* START DATASET EXTRACT *

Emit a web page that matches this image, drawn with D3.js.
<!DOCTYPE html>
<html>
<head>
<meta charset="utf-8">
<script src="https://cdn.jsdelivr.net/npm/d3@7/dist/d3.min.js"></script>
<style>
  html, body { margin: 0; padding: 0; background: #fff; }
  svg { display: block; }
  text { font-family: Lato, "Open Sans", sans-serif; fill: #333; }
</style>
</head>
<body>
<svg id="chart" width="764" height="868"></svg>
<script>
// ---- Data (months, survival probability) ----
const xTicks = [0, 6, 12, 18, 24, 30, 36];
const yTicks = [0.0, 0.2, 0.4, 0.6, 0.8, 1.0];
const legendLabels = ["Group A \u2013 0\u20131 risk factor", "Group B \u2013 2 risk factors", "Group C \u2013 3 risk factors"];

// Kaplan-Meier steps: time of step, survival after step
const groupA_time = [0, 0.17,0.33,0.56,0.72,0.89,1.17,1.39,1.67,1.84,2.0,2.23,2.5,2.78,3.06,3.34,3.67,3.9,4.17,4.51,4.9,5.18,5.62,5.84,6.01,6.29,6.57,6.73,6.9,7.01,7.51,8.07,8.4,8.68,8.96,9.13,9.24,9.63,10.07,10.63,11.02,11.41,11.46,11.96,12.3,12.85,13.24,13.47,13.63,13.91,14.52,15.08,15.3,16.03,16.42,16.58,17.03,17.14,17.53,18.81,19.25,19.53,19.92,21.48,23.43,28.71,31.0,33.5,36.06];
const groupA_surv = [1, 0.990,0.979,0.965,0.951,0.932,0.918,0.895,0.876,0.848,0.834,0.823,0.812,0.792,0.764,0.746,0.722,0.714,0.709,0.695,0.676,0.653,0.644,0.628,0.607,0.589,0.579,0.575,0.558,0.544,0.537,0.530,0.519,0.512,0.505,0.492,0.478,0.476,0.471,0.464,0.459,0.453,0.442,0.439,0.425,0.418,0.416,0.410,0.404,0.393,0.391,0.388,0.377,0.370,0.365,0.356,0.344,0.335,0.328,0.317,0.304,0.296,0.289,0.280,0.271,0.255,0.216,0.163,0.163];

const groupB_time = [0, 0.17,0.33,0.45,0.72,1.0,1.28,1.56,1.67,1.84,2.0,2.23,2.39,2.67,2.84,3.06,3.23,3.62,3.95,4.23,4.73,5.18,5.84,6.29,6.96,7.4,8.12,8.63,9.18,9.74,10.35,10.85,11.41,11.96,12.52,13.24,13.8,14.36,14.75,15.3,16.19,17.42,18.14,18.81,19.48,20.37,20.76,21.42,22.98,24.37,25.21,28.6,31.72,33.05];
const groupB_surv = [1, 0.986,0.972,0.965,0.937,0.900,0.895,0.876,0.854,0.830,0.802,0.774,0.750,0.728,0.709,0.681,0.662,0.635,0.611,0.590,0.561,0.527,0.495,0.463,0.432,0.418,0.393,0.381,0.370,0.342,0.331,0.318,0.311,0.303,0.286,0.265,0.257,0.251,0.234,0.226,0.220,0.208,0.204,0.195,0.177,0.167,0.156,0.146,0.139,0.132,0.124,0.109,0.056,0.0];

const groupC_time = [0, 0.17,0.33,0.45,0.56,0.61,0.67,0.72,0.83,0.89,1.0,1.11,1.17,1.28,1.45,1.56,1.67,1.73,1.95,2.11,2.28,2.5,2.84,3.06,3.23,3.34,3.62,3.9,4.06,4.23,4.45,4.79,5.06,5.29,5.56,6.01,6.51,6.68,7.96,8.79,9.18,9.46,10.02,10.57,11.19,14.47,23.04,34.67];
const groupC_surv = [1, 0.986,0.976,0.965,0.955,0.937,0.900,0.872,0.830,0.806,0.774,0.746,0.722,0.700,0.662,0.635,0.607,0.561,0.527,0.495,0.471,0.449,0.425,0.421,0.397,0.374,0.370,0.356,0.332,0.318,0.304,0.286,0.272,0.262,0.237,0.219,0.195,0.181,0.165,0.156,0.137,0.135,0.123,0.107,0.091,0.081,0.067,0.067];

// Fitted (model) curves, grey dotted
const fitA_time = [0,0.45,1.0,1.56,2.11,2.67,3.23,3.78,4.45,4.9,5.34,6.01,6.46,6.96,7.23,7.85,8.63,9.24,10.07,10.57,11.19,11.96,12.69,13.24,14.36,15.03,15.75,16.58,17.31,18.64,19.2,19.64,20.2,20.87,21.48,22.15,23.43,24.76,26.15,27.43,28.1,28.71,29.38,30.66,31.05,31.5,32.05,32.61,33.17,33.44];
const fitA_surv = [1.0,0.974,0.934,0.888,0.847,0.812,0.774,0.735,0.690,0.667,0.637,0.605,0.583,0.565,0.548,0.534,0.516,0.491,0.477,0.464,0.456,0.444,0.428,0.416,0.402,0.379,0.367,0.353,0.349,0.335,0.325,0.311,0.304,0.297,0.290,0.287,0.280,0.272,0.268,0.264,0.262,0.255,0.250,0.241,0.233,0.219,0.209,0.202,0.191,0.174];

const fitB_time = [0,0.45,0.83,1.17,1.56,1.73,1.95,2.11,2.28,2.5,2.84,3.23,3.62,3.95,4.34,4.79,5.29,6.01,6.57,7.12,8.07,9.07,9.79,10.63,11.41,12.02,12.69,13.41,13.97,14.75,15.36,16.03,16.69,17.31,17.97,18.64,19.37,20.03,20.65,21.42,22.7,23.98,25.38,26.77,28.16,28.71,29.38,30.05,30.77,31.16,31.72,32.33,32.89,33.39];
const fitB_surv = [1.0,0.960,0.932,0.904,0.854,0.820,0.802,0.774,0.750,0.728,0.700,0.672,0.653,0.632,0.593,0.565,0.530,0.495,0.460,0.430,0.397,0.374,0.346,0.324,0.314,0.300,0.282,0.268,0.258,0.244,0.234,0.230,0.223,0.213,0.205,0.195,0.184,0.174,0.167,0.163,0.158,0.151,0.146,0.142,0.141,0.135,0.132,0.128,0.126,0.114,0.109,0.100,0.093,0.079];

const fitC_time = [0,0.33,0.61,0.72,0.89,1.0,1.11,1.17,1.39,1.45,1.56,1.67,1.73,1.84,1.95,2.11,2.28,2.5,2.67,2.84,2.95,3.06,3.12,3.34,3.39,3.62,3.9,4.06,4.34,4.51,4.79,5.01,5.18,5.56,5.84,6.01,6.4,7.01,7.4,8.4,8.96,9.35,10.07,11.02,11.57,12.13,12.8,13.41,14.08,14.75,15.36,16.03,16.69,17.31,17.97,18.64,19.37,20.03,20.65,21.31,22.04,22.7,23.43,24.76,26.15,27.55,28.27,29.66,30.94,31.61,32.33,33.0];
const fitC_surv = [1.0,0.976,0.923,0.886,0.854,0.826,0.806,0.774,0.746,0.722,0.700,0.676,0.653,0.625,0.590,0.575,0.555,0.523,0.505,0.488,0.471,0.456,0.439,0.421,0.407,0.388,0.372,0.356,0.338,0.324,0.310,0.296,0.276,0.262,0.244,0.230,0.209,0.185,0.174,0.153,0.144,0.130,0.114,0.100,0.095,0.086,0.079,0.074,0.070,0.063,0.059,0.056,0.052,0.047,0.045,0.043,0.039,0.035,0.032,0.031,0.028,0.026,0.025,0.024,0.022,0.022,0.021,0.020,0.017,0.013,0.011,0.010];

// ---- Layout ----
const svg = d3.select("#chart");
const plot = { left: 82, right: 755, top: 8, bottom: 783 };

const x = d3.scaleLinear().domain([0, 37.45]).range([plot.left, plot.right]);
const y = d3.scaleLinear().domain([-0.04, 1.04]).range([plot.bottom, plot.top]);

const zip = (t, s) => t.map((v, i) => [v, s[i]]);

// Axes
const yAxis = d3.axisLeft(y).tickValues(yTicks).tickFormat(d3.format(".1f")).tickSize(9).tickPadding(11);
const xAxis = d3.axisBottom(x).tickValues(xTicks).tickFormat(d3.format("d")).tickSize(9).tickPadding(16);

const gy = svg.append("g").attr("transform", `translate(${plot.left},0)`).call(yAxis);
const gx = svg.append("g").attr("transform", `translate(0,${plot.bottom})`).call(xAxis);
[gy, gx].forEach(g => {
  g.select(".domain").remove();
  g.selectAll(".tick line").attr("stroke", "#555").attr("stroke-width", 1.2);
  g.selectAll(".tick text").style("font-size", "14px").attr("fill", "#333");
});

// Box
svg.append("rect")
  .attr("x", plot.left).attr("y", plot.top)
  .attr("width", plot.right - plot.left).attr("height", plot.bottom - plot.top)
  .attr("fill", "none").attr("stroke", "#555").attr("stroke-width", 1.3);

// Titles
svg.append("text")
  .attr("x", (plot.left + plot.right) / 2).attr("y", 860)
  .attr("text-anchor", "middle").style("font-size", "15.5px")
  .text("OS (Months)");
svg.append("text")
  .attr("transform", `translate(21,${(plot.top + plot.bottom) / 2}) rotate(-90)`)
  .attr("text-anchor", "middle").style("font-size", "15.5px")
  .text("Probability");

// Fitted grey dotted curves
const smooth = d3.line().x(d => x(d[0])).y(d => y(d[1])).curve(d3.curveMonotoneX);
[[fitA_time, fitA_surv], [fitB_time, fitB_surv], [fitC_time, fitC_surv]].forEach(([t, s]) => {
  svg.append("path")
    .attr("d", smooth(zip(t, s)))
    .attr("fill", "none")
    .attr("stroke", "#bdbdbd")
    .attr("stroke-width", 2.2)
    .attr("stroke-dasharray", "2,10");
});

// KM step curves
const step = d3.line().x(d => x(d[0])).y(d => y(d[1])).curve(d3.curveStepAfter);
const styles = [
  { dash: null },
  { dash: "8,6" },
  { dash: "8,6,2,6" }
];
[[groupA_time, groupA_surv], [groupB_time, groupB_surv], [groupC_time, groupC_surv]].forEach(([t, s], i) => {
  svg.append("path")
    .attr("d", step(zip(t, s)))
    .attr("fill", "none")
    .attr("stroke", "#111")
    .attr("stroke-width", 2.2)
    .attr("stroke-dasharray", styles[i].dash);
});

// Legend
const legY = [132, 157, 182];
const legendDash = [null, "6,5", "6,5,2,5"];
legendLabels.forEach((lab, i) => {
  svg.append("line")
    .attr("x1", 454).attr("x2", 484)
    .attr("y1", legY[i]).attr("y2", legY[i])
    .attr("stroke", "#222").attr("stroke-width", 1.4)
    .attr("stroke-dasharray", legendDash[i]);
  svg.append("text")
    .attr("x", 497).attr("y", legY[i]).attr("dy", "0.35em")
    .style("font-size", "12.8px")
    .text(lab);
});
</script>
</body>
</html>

* END DATASET EXTRACT *

Starting at the top of the data above, repeat every line exactly until the line containing "A \u2013 0\u20131" has been given, then stop.

Emit a web page that matches this image, drawn with D3.js.
<!DOCTYPE html>
<html>
<head>
<meta charset="utf-8">
<script src="https://cdn.jsdelivr.net/npm/d3@7/dist/d3.min.js"></script>
<style>
  html, body { margin: 0; padding: 0; background: #fff; }
  svg { display: block; }
  text { font-family: Lato, "Open Sans", sans-serif; fill: #333; }
</style>
</head>
<body>
<svg id="chart" width="764" height="868"></svg>
<script>
// ---- Data (months, survival probability) ----
const xTicks = [0, 6, 12, 18, 24, 30, 36];
const yTicks = [0.0, 0.2, 0.4, 0.6, 0.8, 1.0];
const legendLabels = ["Group A \u2013 0\u20131 risk factor", "Group B \u2013 2 risk factors", "Group C \u2013 3 risk factors"];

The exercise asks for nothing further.